3月7日に閣議決定され、今国会に提出されることになった割賦販売法改正案。そこに記載されたある条文が、信販会社とクレジットカード会社を震撼させた。

 その条文とは第30条の2。文中には「包括支払可能見込額」という新しい文言が盛り込まれており、さらには「調査義務」まで課されていた。つまり、クレジットカードを新たに発行(更新も含まれる)したり、利用限度額を増額するなど“与信額”を決める際に、カード利用者の返済額が無理のない金額かどうかを調査するように義務づけるものだ。

 では何を調査するのか。条文にはあくまで例として書かれているのだが、「申込者の年収額、預貯金額、他の借り入れや支払い状況など、経済産業省が定める項目」が対象となっている。

 また、この支払い可能額とは、「自宅を売ったり担保に入れたりすることなく、生活維持費も確保したうえ、支払いに充てることができると見込まれる一年間当たりの金額」とされている。そこに経産省が定める一定の係数を掛けて「支払い可能見込み額」を算出し、その金額を超える場合にはカード発行や増額ができなくなる。

 「これでは“総量規制”ではないか」と信販、カード各社が色めき立ったのも無理はない。改正貸金業法とは違って、年収の3分の1までという明確な“線引き”はない。だが、支払い可能見込み額以上の与信を禁ずるということは、「事実上の総量規制」と懸念する関係者は多い。

 もっとも、経産省は「総量規制を行なう意図はない。適正な与信をするために、年収以外の調査を求めただけ」と言う。だが、今年の秋には示されると見込まれる「省令」の内容によっては、総量規制となる可能性が残されている。

 そもそも今回の法改正は、主に訪問販売業者などを取り締まる特定商取引法とセットで進められている。きっかけは2005年に埼玉県富士見市で起こった“次々販売”事件。複数の住宅リフォーム業者が、認知症の老姉妹に対して詐欺的なリフォーム工事を繰り返した揚げ句、信販会社に、自宅を競売にかけられることになったあの事件である。

 これら悪徳販売業者の陰には、個品割賦(ショッピングクレジット)で、過剰な与信契約を結ぶ信販会社などの存在があり、以前から問題視されていた。そのため特商法と割販法を併せて改正することで、訪問販売業者だけではなく、信販会社などへの規制も強化し、消費者保護を徹底しようというわけだ。このことになんら問題はない。だがそこに突然、クレジットカードへの規制も同時に盛り込まれていたので、業界はビックリ仰天となった。

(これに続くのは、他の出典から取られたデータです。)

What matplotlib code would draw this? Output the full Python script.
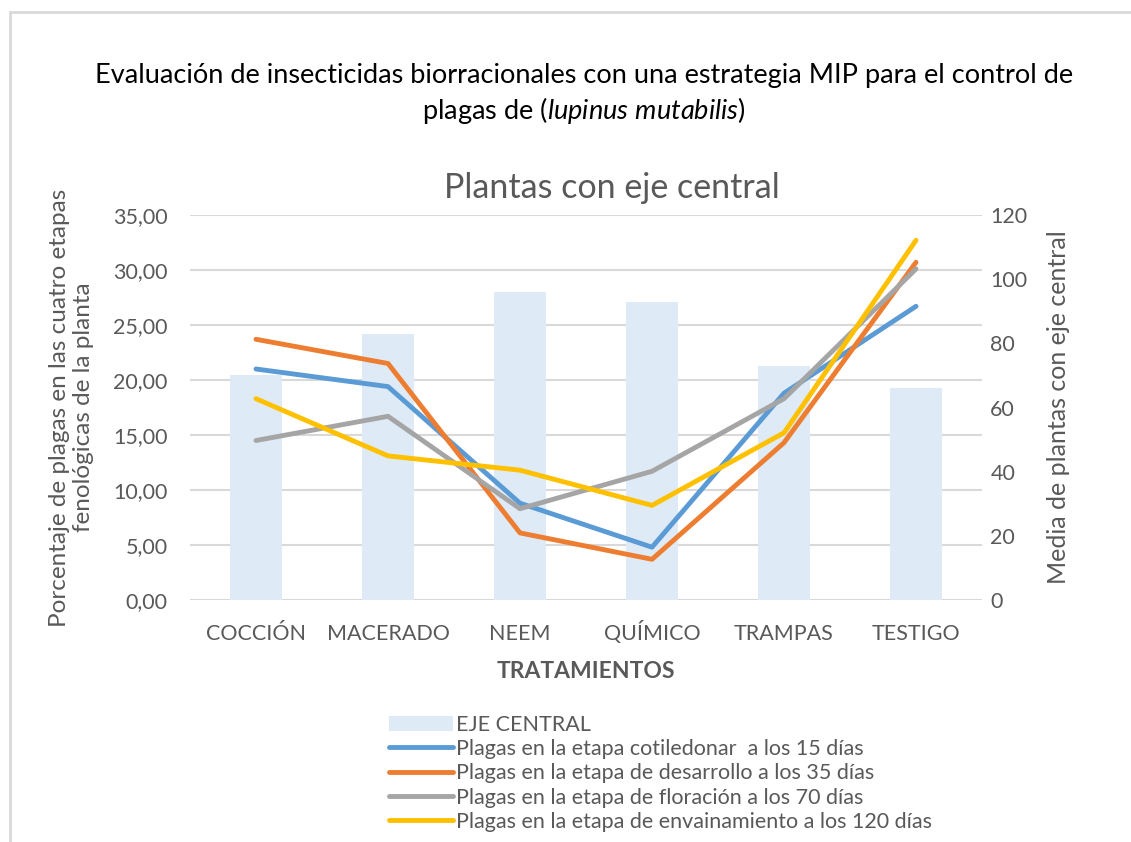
import matplotlib.pyplot as plt
from matplotlib.patches import Patch, Rectangle
from matplotlib.lines import Line2D
from matplotlib.ticker import FuncFormatter

plt.rcParams['font.family'] = ['Lato', 'DejaVu Sans']
plt.rcParams['mathtext.fontset'] = 'custom'
plt.rcParams['mathtext.it'] = 'Lato:italic'
plt.rcParams['mathtext.rm'] = 'Lato'

tratamientos = ['COCCIÓN', 'MACERADO', 'NEEM', 'QUÍMICO', 'TRAMPAS', 'TESTIGO']
eje_central = [70, 83, 96, 93, 73, 66]
cotiledonar_15 = [21.0, 19.4, 8.8, 4.8, 18.8, 26.7]
desarrollo_35 = [23.7, 21.5, 6.1, 3.7, 14.3, 30.7]
floracion_70 = [14.5, 16.7, 8.3, 11.7, 18.3, 30.1]
envainamiento_120 = [18.3, 13.1, 11.8, 8.6, 15.2, 32.7]

series = [
    ('Plagas en la etapa cotiledonar  a los 15 días', cotiledonar_15, '#5b9bd5'),
    ('Plagas en la etapa de desarrollo a los 35 días', desarrollo_35, '#ed7d31'),
    ('Plagas en la etapa de floración a los 70 días', floracion_70, '#a5a5a5'),
    ('Plagas en la etapa de envainamiento a los 120 días', envainamiento_120, '#ffc000'),
]

txt = '#595959'
fig = plt.figure(figsize=(11.31, 8.42), dpi=100)

# chart frame (cut off at right/bottom like the screenshot)
fig.patches.append(Rectangle((10 / 1131, -0.1), 1.2, (842 - 12) / 842 + 0.1,
                             transform=fig.transFigure, fill=False,
                             edgecolor='#d9d9d9', linewidth=2))

ax = fig.add_axes([190 / 1131, 1 - 600 / 842, 792 / 1131, 385 / 842])
x = list(range(len(tratamientos)))

# left axis: grid and labels
ax.set_ylim(0, 35)
ax.set_yticks(range(0, 36, 5))
ax.yaxis.set_major_formatter(FuncFormatter(lambda v, p: f'{v:.2f}'.replace('.', ',')))
ax.grid(axis='y', color='#d9d9d9', linewidth=1.5)
ax.set_xlim(-0.5, 5.5)
ax.set_xticks(x)
ax.set_xticklabels(tratamientos)
ax.tick_params(length=0, colors=txt, labelsize=15.5, pad=16)
ax.tick_params(axis='x', pad=29)
for lbl in ax.get_xticklabels():
    lbl.set_verticalalignment('baseline')
for s in ax.spines.values():
    s.set_visible(False)
ax.set_ylabel('Porcentaje de plagas en las cuatro etapas\nfenológicas de la planta',
              fontsize=17.5, color=txt, labelpad=14, linespacing=1.15)
ax.set_xlabel('TRATAMIENTOS', fontsize=16.5, fontweight='bold', color=txt, labelpad=12)

# right axis: bars
axb = ax.twinx()
axb.bar(x, eje_central, width=0.4, color='#deebf7', zorder=2)
axb.set_ylim(0, 120)
axb.set_yticks(range(0, 121, 20))
axb.tick_params(length=0, colors=txt, labelsize=15.5, pad=6)
for s in axb.spines.values():
    s.set_visible(False)
axb.set_ylabel('Media de plantas con eje central', fontsize=18, color=txt, labelpad=14)

# lines on top, same scale as left axis
axl = ax.twinx()
axl.set_ylim(0, 35)
axl.set_yticks([])
for s in axl.spines.values():
    s.set_visible(False)
for name, vals, col in series:
    axl.plot(x, vals, color=col, linewidth=3.5, solid_capstyle='round')

fig.text(0.516, 1 - 75 / 842, 'Evaluación de insecticidas biorracionales con una estrategia MIP para el control de',
         ha='center', va='center', fontsize=19.5, color='black')
fig.text(0.516, 1 - 110 / 842, 'plagas de ($\\mathit{lupinus\\ mutabilis}$)',
         ha='center', va='center', fontsize=19.5, color='black')
fig.text(0.541, 1 - 188 / 842, 'Plantas con eje central', ha='center', va='center',
         fontsize=24.5, color=txt)

handles = [Patch(facecolor='#deebf7', edgecolor='none', label='EJE CENTRAL')]
for name, vals, col in series:
    handles.append(Line2D([], [], color=col, linewidth=3.5, solid_capstyle='round', label=name))
leg = fig.legend(handles=handles, loc='upper left', bbox_to_anchor=(380 / 1131, 1 - 706 / 842),
                 frameon=False, fontsize=15.5, handlelength=3.0, handletextpad=0.15,
                 labelspacing=0.2, borderaxespad=0)
for t in leg.get_texts():
    t.set_color(txt)

fig.savefig('out.png', dpi=100)
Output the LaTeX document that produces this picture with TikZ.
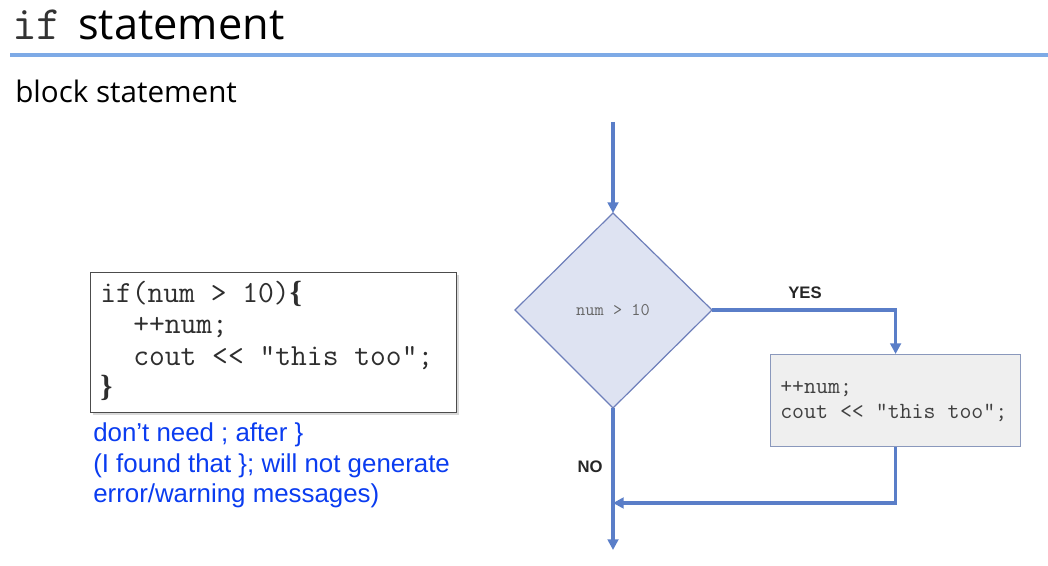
\documentclass[tikz,border=0pt]{standalone}
\usepackage{fontspec}
\setmainfont{Liberation Sans}
\newfontfamily\titlefont{Open Sans}
\newfontfamily\bracefont{Liberation Serif}
\usetikzlibrary{arrows.meta,shadows}
\definecolor{flow}{HTML}{5A7EC8}
\definecolor{rule}{HTML}{7EAAE6}
\definecolor{dfill}{HTML}{DEE3F2}
\definecolor{dline}{HTML}{6E7FBA}
\definecolor{bfill}{HTML}{EFEFEF}
\definecolor{bline}{HTML}{8A98BC}
\definecolor{note}{HTML}{0A3CF0}
\definecolor{code}{HTML}{2E2E2E}
\newcommand{\bbrace}[1]{{\bracefont\bfseries #1}}
\tikzset{
  flowline/.style={draw=flow,line width=2.5pt,-{Triangle[length=8pt,width=8pt]}},
  flowplain/.style={draw=flow,line width=2.5pt},
  codeline/.style={anchor=base west,inner sep=0pt,font=\ttfamily\fontsize{23}{27}\selectfont,text=code},
  noteline/.style={anchor=base west,inner sep=0pt,font=\fontsize{19.4}{23}\selectfont,text=note},
  lbl/.style={anchor=base,inner sep=0pt,font=\fontsize{12.5}{15}\selectfont\bfseries,text=black!85},
  boxcode/.style={anchor=base west,inner sep=0pt,font=\ttfamily\fontsize{17.4}{20}\selectfont,text=black!75},
}
\begin{document}
\begin{tikzpicture}[x=0.75pt,y=-0.75pt]
\useasboundingbox (0,0) rectangle (1048,566);
% title
\node[anchor=base west,inner sep=0pt,font=\ttfamily\fontsize{36}{42}\selectfont,text=black!80] (tif) at (12,40) {if};
\node[anchor=base west,inner sep=0pt,font=\titlefont\fontsize{32.5}{38}\selectfont] (tst) at (78,40) {statement};
\draw[rule,line width=3pt] (10,55) -- (1048,55);
\node[anchor=base west,inner sep=0pt,font=\titlefont\fontsize{22.2}{26}\selectfont] (sub) at (15,103) {block statement};
% code box
\node[draw=black!70,line width=1pt,fill=white,drop shadow={shadow xshift=1.5pt,shadow yshift=-1.5pt,opacity=0.3},minimum width=274.5pt,minimum height=105pt,anchor=north west,inner sep=0pt] (cbox) at (90,272) {};
\node[codeline] (c1) at (100,302) {if(num > 10)\bbrace{\{}};
\node[codeline] (c2) at (133,333) {++num;};
\node[codeline] (c3) at (133,365) {cout << "this too";};
\node[codeline] (c4) at (100,396) {\bbrace{\}}};
% notes
\node[noteline] (n1) at (93,441) {don’t need ; after \}};
\node[noteline] (n2) at (93,472) {(I found that \}; will not generate};
\node[noteline] (n3) at (93,502) {error/warning messages)};
% flowchart
\coordinate (start) at (613,122);
\coordinate (dt) at (613,213);
\coordinate (db) at (613,408);
\coordinate (dl) at (515,310);
\coordinate (dr) at (712,310);
\path[fill=dfill,draw=dline,line width=0.9pt] (dt) -- (dr) -- (db) -- (dl) -- cycle;
\node[inner sep=0pt,font=\ttfamily\fontsize{13.4}{16}\selectfont,text=black!60] (cond) at (613,310) {num > 10};
\node[draw=bline,fill=bfill,line width=0.9pt,minimum width=187.5pt,minimum height=69pt,anchor=north west,inner sep=0pt] (box) at (770,354) {};
\node[boxcode] (b1) at (780,393) {++num;};
\node[boxcode] (b2) at (780,418) {cout << "this too";};
\coordinate (merge) at (613,503);
\coordinate (end) at (613,550);
\draw[flowline] (start) -- (dt);
\draw[flowline] (dr) -| (box.north);
\draw[flowplain] (db) -- (merge);
\draw[flowline] (merge) -- (end);
\draw[flowline] (box.south) |- (merge);
\node[lbl] (yes) at (805,299) {YES};
\node[lbl] (no) at (590,472) {NO};
\end{tikzpicture}
\end{document}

 いまやカードの利用総額は35兆円に上る。そこに総量規制がかかれば、低迷する消費にさらにブレーキがかかる。貸金業法の改正時には、消費者保護強化のため総量規制が導入された。

 「今回もそうなる可能性はある。不況を引き起こしているのは金融商品取引法、改正建築基準法、改正貸金業法の三つ。頭文字を取って“3K不況”と呼んでいるが、割販法を入れて“4K不況”になりかねない」と、元経産省官僚の石川和男・東京財団研究員は警鐘を鳴らす。